Reproduce the listing word for word. Skip any image.

- _Data lines_
━━━━━━━━━━━━━━━━━━━━
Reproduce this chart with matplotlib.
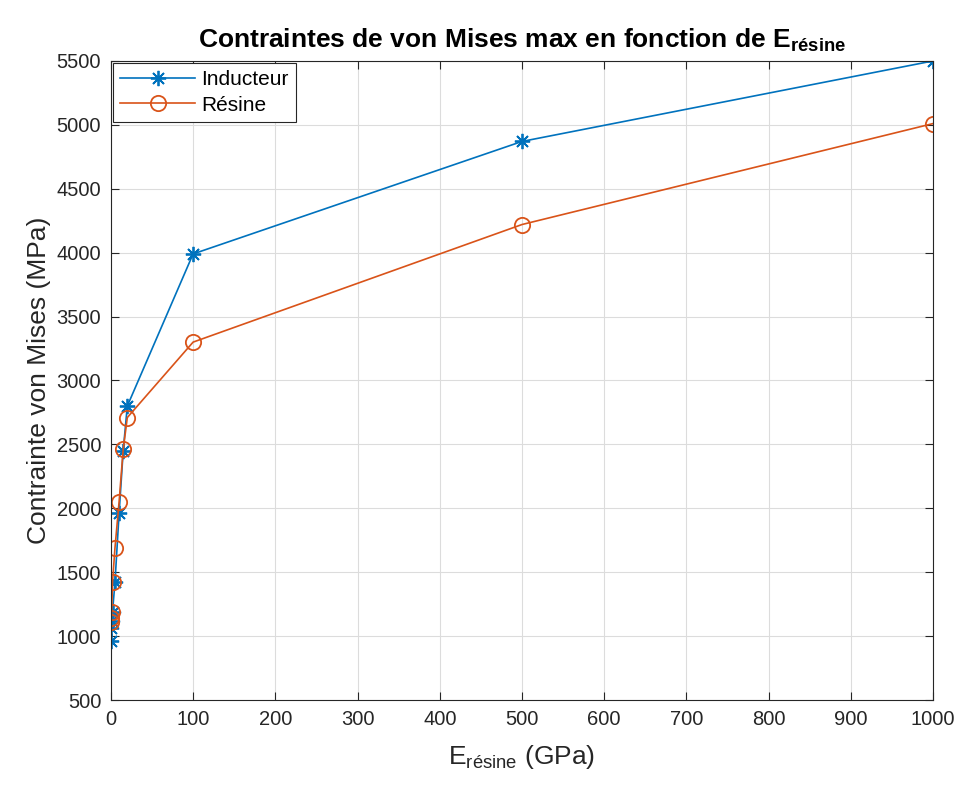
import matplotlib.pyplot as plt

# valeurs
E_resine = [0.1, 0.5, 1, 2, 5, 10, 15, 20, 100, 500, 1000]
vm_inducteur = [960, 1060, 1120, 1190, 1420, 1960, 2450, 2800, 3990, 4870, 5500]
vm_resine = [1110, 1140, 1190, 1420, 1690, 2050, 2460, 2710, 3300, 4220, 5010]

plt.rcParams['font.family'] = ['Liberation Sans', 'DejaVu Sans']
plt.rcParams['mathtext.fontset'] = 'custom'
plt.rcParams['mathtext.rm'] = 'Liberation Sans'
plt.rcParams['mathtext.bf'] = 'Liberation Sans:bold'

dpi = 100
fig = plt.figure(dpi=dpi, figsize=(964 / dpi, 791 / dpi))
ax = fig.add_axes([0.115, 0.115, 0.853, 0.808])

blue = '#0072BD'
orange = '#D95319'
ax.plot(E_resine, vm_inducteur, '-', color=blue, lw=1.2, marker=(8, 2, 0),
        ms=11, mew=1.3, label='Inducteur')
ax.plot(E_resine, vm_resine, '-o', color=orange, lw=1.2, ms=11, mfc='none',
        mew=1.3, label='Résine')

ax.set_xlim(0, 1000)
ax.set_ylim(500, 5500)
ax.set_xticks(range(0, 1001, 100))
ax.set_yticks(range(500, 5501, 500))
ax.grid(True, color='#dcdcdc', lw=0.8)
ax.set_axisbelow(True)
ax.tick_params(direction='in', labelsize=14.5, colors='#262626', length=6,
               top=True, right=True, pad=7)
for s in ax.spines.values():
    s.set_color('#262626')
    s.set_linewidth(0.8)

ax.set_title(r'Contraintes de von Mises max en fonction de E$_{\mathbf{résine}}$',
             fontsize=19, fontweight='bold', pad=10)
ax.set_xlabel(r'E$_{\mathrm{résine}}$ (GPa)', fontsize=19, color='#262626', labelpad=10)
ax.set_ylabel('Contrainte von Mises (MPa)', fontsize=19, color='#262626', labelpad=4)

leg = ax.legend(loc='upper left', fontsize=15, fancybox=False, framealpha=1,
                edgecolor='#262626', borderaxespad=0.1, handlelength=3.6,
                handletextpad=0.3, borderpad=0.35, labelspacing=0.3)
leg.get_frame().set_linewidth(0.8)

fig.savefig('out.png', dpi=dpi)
━━━━━━━━━━━━━━━━━━━━
- _Result of the task_
Reproduce this chart with matplotlib.
import matplotlib.pyplot as plt

# valeurs
E_resine = [0.1, 0.5, 1, 2, 5, 10, 15, 20, 100, 500, 1000]
vm_inducteur = [960, 1060, 1120, 1190, 1420, 1960, 2450, 2800, 3990, 4870, 5500]
vm_resine = [1110, 1140, 1190, 1420, 1690, 2050, 2460, 2710, 3300, 4220, 5010]

plt.rcParams['font.family'] = ['Liberation Sans', 'DejaVu Sans']
plt.rcParams['mathtext.fontset'] = 'custom'
plt.rcParams['mathtext.rm'] = 'Liberation Sans'
plt.rcParams['mathtext.bf'] = 'Liberation Sans:bold'

dpi = 100
fig = plt.figure(dpi=dpi, figsize=(964 / dpi, 791 / dpi))
ax = fig.add_axes([0.115, 0.115, 0.853, 0.808])

blue = '#0072BD'
orange = '#D95319'
ax.plot(E_resine, vm_inducteur, '-', color=blue, lw=1.2, marker=(8, 2, 0),
        ms=11, mew=1.3, label='Inducteur')
ax.plot(E_resine, vm_resine, '-o', color=orange, lw=1.2, ms=11, mfc='none',
        mew=1.3, label='Résine')

ax.set_xlim(0, 1000)
ax.set_ylim(500, 5500)
ax.set_xticks(range(0, 1001, 100))
ax.set_yticks(range(500, 5501, 500))
ax.grid(True, color='#dcdcdc', lw=0.8)
ax.set_axisbelow(True)
ax.tick_params(direction='in', labelsize=14.5, colors='#262626', length=6,
               top=True, right=True, pad=7)
for s in ax.spines.values():
    s.set_color('#262626')
    s.set_linewidth(0.8)

ax.set_title(r'Contraintes de von Mises max en fonction de E$_{\mathbf{résine}}$',
             fontsize=19, fontweight='bold', pad=10)
ax.set_xlabel(r'E$_{\mathrm{résine}}$ (GPa)', fontsize=19, color='#262626', labelpad=10)
ax.set_ylabel('Contrainte von Mises (MPa)', fontsize=19, color='#262626', labelpad=4)

leg = ax.legend(loc='upper left', fontsize=15, fancybox=False, framealpha=1,
                edgecolor='#262626', borderaxespad=0.1, handlelength=3.6,
                handletextpad=0.3, borderpad=0.35, labelspacing=0.3)
leg.get_frame().set_linewidth(0.8)

fig.savefig('out.png', dpi=dpi)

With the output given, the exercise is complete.